Provided material ::
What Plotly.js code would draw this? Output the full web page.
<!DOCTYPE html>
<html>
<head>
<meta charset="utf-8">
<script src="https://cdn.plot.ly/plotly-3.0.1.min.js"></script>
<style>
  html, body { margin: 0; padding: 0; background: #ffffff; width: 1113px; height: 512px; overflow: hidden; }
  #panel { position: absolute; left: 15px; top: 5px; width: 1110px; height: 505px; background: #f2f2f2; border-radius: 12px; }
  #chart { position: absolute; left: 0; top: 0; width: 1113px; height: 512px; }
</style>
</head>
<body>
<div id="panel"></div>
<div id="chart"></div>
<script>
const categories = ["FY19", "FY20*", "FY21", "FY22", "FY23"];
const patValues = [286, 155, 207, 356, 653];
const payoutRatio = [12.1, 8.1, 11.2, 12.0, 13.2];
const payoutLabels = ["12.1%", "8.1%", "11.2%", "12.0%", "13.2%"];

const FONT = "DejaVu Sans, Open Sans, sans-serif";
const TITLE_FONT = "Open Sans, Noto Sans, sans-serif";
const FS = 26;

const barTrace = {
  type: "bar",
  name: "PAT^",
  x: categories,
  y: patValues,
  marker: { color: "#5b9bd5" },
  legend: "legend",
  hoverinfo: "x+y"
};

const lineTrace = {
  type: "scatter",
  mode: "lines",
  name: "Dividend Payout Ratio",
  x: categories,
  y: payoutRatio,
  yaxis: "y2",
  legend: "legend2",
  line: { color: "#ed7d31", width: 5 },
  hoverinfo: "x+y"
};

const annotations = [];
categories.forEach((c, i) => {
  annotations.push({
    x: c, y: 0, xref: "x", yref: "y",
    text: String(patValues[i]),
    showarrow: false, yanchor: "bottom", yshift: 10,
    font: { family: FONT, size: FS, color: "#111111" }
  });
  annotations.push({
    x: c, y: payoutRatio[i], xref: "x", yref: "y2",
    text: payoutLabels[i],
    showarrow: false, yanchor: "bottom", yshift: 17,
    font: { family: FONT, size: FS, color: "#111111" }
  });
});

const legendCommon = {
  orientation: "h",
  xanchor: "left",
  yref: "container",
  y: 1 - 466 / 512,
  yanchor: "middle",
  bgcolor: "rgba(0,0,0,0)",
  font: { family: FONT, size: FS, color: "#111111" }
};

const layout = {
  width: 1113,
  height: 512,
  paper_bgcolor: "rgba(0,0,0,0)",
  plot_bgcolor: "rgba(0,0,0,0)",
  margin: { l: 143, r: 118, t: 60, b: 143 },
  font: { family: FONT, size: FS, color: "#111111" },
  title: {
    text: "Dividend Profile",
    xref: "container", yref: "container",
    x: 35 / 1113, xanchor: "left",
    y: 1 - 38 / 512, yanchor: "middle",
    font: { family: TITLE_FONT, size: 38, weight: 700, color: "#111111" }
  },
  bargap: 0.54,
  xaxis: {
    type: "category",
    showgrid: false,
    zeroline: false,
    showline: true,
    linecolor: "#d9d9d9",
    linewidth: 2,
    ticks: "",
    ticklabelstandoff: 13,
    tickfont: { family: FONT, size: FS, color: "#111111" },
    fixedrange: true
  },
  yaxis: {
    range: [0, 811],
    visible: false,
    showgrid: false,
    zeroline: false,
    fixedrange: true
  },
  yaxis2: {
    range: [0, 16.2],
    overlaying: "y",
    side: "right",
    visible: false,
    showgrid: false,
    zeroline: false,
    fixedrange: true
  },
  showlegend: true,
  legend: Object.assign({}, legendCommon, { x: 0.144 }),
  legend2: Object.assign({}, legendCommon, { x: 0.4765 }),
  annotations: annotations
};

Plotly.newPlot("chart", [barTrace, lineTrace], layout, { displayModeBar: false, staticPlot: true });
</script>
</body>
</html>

Task ::
Retype all of the material above with every character intact.

Problem solution ::
What Plotly.js code would draw this? Output the full web page.
<!DOCTYPE html>
<html>
<head>
<meta charset="utf-8">
<script src="https://cdn.plot.ly/plotly-3.0.1.min.js"></script>
<style>
  html, body { margin: 0; padding: 0; background: #ffffff; width: 1113px; height: 512px; overflow: hidden; }
  #panel { position: absolute; left: 15px; top: 5px; width: 1110px; height: 505px; background: #f2f2f2; border-radius: 12px; }
  #chart { position: absolute; left: 0; top: 0; width: 1113px; height: 512px; }
</style>
</head>
<body>
<div id="panel"></div>
<div id="chart"></div>
<script>
const categories = ["FY19", "FY20*", "FY21", "FY22", "FY23"];
const patValues = [286, 155, 207, 356, 653];
const payoutRatio = [12.1, 8.1, 11.2, 12.0, 13.2];
const payoutLabels = ["12.1%", "8.1%", "11.2%", "12.0%", "13.2%"];

const FONT = "DejaVu Sans, Open Sans, sans-serif";
const TITLE_FONT = "Open Sans, Noto Sans, sans-serif";
const FS = 26;

const barTrace = {
  type: "bar",
  name: "PAT^",
  x: categories,
  y: patValues,
  marker: { color: "#5b9bd5" },
  legend: "legend",
  hoverinfo: "x+y"
};

const lineTrace = {
  type: "scatter",
  mode: "lines",
  name: "Dividend Payout Ratio",
  x: categories,
  y: payoutRatio,
  yaxis: "y2",
  legend: "legend2",
  line: { color: "#ed7d31", width: 5 },
  hoverinfo: "x+y"
};

const annotations = [];
categories.forEach((c, i) => {
  annotations.push({
    x: c, y: 0, xref: "x", yref: "y",
    text: String(patValues[i]),
    showarrow: false, yanchor: "bottom", yshift: 10,
    font: { family: FONT, size: FS, color: "#111111" }
  });
  annotations.push({
    x: c, y: payoutRatio[i], xref: "x", yref: "y2",
    text: payoutLabels[i],
    showarrow: false, yanchor: "bottom", yshift: 17,
    font: { family: FONT, size: FS, color: "#111111" }
  });
});

const legendCommon = {
  orientation: "h",
  xanchor: "left",
  yref: "container",
  y: 1 - 466 / 512,
  yanchor: "middle",
  bgcolor: "rgba(0,0,0,0)",
  font: { family: FONT, size: FS, color: "#111111" }
};

const layout = {
  width: 1113,
  height: 512,
  paper_bgcolor: "rgba(0,0,0,0)",
  plot_bgcolor: "rgba(0,0,0,0)",
  margin: { l: 143, r: 118, t: 60, b: 143 },
  font: { family: FONT, size: FS, color: "#111111" },
  title: {
    text: "Dividend Profile",
    xref: "container", yref: "container",
    x: 35 / 1113, xanchor: "left",
    y: 1 - 38 / 512, yanchor: "middle",
    font: { family: TITLE_FONT, size: 38, weight: 700, color: "#111111" }
  },
  bargap: 0.54,
  xaxis: {
    type: "category",
    showgrid: false,
    zeroline: false,
    showline: true,
    linecolor: "#d9d9d9",
    linewidth: 2,
    ticks: "",
    ticklabelstandoff: 13,
    tickfont: { family: FONT, size: FS, color: "#111111" },
    fixedrange: true
  },
  yaxis: {
    range: [0, 811],
    visible: false,
    showgrid: false,
    zeroline: false,
    fixedrange: true
  },
  yaxis2: {
    range: [0, 16.2],
    overlaying: "y",
    side: "right",
    visible: false,
    showgrid: false,
    zeroline: false,
    fixedrange: true
  },
  showlegend: true,
  legend: Object.assign({}, legendCommon, { x: 0.144 }),
  legend2: Object.assign({}, legendCommon, { x: 0.4765 }),
  annotations: annotations
};

Plotly.newPlot("chart", [barTrace, lineTrace], layout, { displayModeBar: false, staticPlot: true });
</script>
</body>
</html>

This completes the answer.